WEST: The study found that when we detect a joke - the incongruity - it activates the front left part of the brain that makes sense of competing ideas. When we appreciate a joke, that's the resolution. Activity moves to the so-called pleasure center and generates an emotional response, which sounds something like...

(SOUNDBITE OF TV SHOW "SEINFELD")

BLOCK: (As Kramer) I'm out.

(SOUNDBITE OF LAUGHTER)

WEST: Joe Moran helped to lead the study in 2003, and is now a post-doctoral fellow at the Center for Brain Science at Harvard University. Although theories of humor exist, Joe says that doesn't mean a formula exists, too. We're not all naturally funny.

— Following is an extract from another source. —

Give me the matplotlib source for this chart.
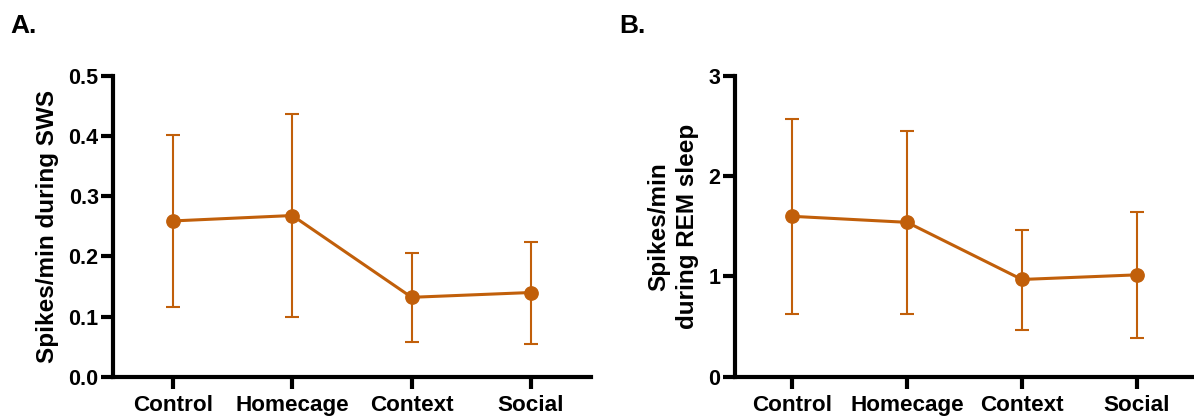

Two people can deliver the same joke, but one will probably tell it better, and anyway...

BLOCK: Humor relies upon the unexpected. I think that's one of the kind of major ingredients of humor - is the idea that when something is found to be funny, then what was just happening, or what precipitated it, is something that was unexpected. That, in some way, kind of tickles this response in the brain.

WEST: The average person laughs about 17 times per day, often without realizing it. And most of what we find humorous aren't jokes but everyday witticisms and daily interactions with friends, with co-workers, with family.

BLOCK: My dad pitched me a TV series, but before he would tell me what it was, he made me agree to be 50-50 partners with him.

WEST: That's Meredith Scardino, a writer for "The Colbert Report."

BLOCK: And I said, no, that's a terrible deal. I'm not going to agree. And he goes: No, no, no, it's such a great idea, you're going to love it. And he said: OK, it's an amazing idea. It's "Seinfeld" in an orphanage.

WEST: Let's circle back to E.B. White. Humor, he writes, has a certain fragility, an evasiveness which one had best respect. Essentially, it is a complete mystery.